SGA During the Application Process

When someone files an initial SSDI claim, SSA applies SGA as a threshold question. If your earnings exceed SGA in the month you apply — or in recent months — SSA typically stops the review right there. Your medical condition doesn't get evaluated.

This is sometimes misunderstood. SGA is not about whether you can work at all. It's about whether you are currently working above a defined earnings level. Someone can be seriously ill and still be denied if they're earning above SGA.

The onset date — the date SSA establishes as when your disability began — interacts with SGA too. If SSA finds you were earning above SGA during a period you claim you were disabled, it can push your onset date forward, which affects how much back pay you might receive.

SGA After Approval: Protecting Your Benefits While Working

Once approved, SSDI recipients don't lose benefits the moment they attempt any work. The SSA has structured work incentives specifically designed to let people test their ability to return to employment without immediately losing coverage. 🛡️

  • Trial Work Period (TWP): In 2022, any month you earned more than $970 counted as a trial work month. You get nine of these months (within a 60-month window) during which SSA does not apply SGA to your earnings — you keep full benefits regardless of how much you earn.
  • Extended Period of Eligibility (EPE): After the TWP ends, a 36-month window begins. During this period, you receive benefits in any month your earnings fall below SGA ($1,350 in 2022) and lose them in months you exceed it — but you can reclaim them without a new application.
  • Expedited Reinstatement: If your benefits stop because of earnings and your condition hasn't improved, you may be able to request reinstatement within five years without filing a brand-new claim.

What SGA Doesn't Measure

SGA is an earnings test, not a functional test. It doesn't evaluate:

  • How difficult it is for you to do that work
  • Whether your condition is worsening
  • Whether you're working in pain, with accommodations, or against medical advice

Those factors matter at other stages — particularly in the Residual Functional Capacity (RFC) assessment, where SSA evaluates what you're physically and mentally capable of doing on a sustained basis. RFC and SGA are separate tools measuring different things.
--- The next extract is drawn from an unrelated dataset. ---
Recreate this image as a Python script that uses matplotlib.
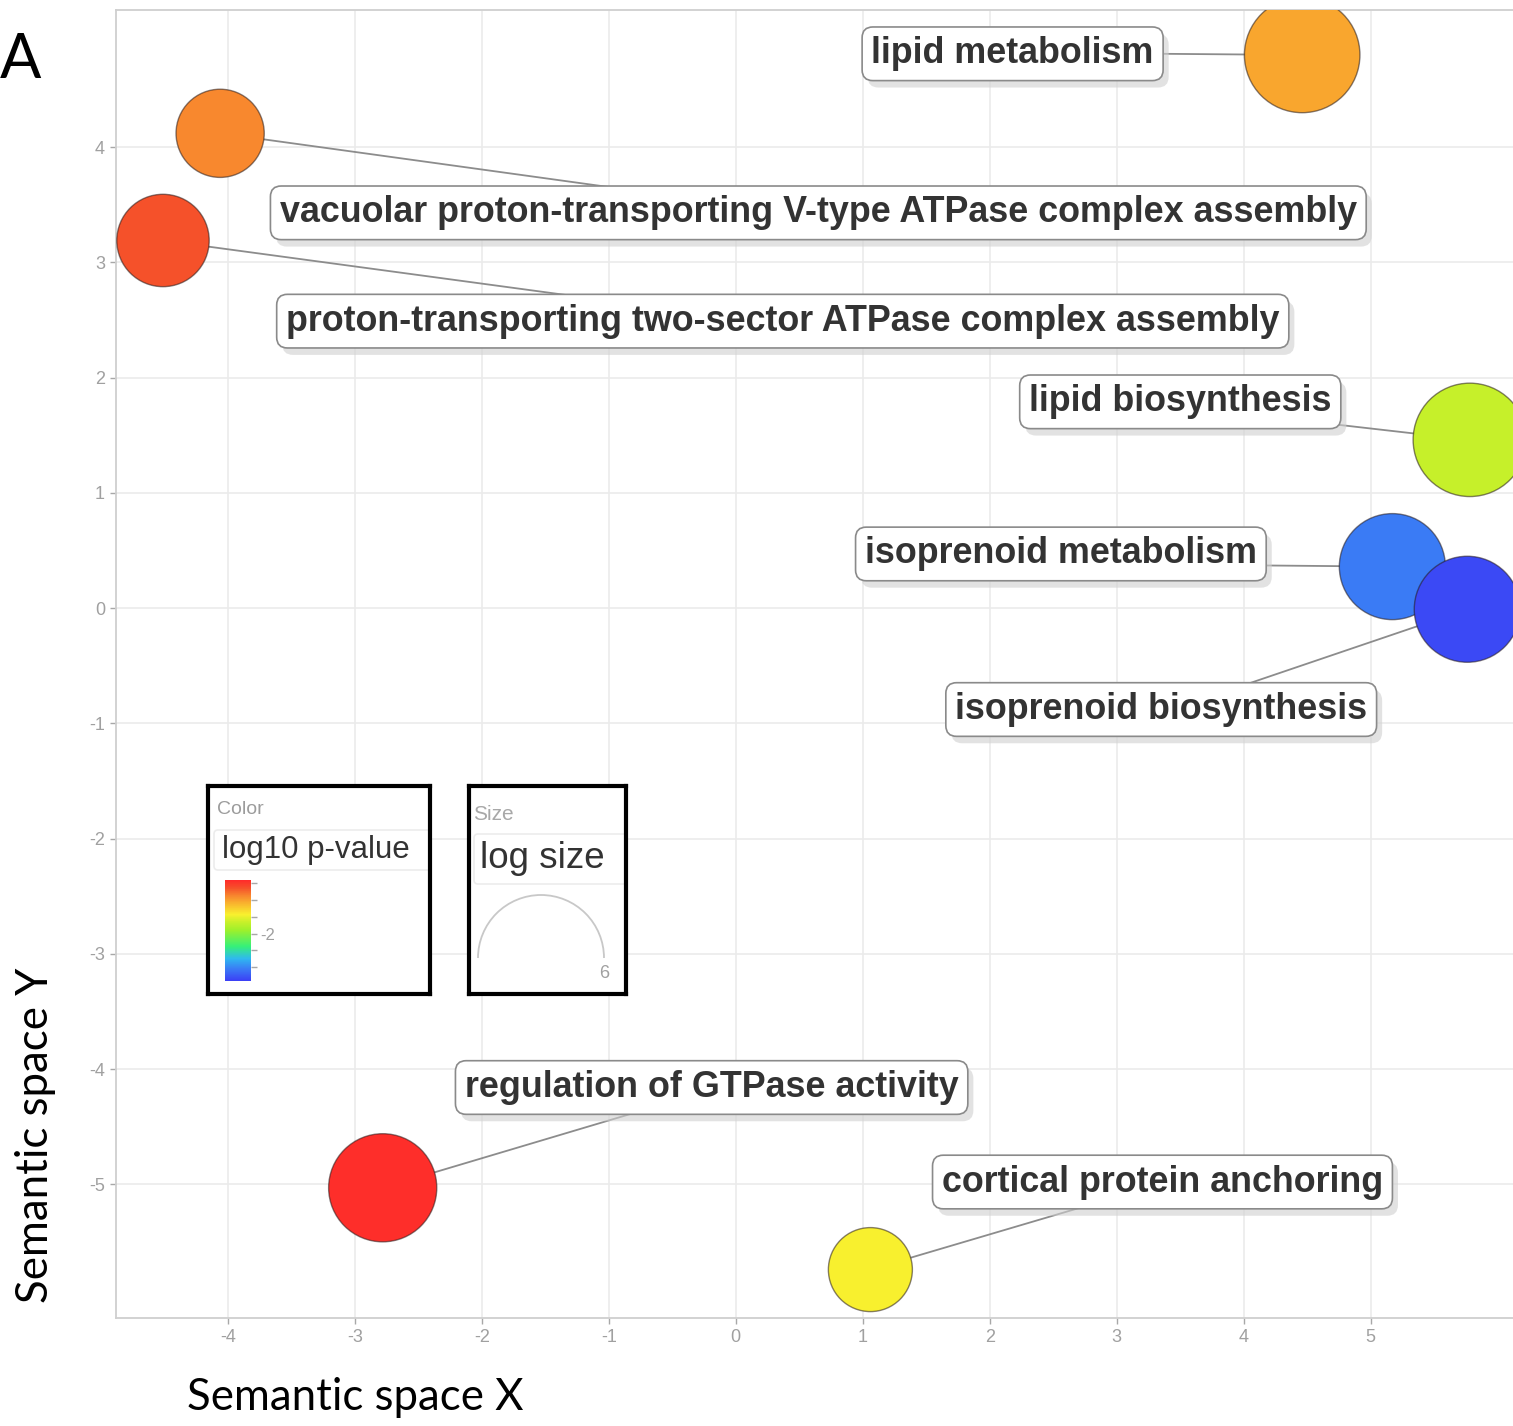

Why the Same Earnings Can Mean Different Things

Someone earning $1,200/month in 2022 might be safely under SGA. But someone else with the same gross earnings might be in a trial work month — or might have IRWEs that drop their countable income even lower. Another person might be in the EPE and alternating benefit months based on fluctuating pay.

Where someone falls in the SSDI timeline, how their earnings are structured, what expenses qualify as deductions, and whether they've used their trial work months — all of these variables shape what $1,200 actually means for their specific case.

That's the piece SSA has to work out for each person individually — and it's the piece no general guide can fill in.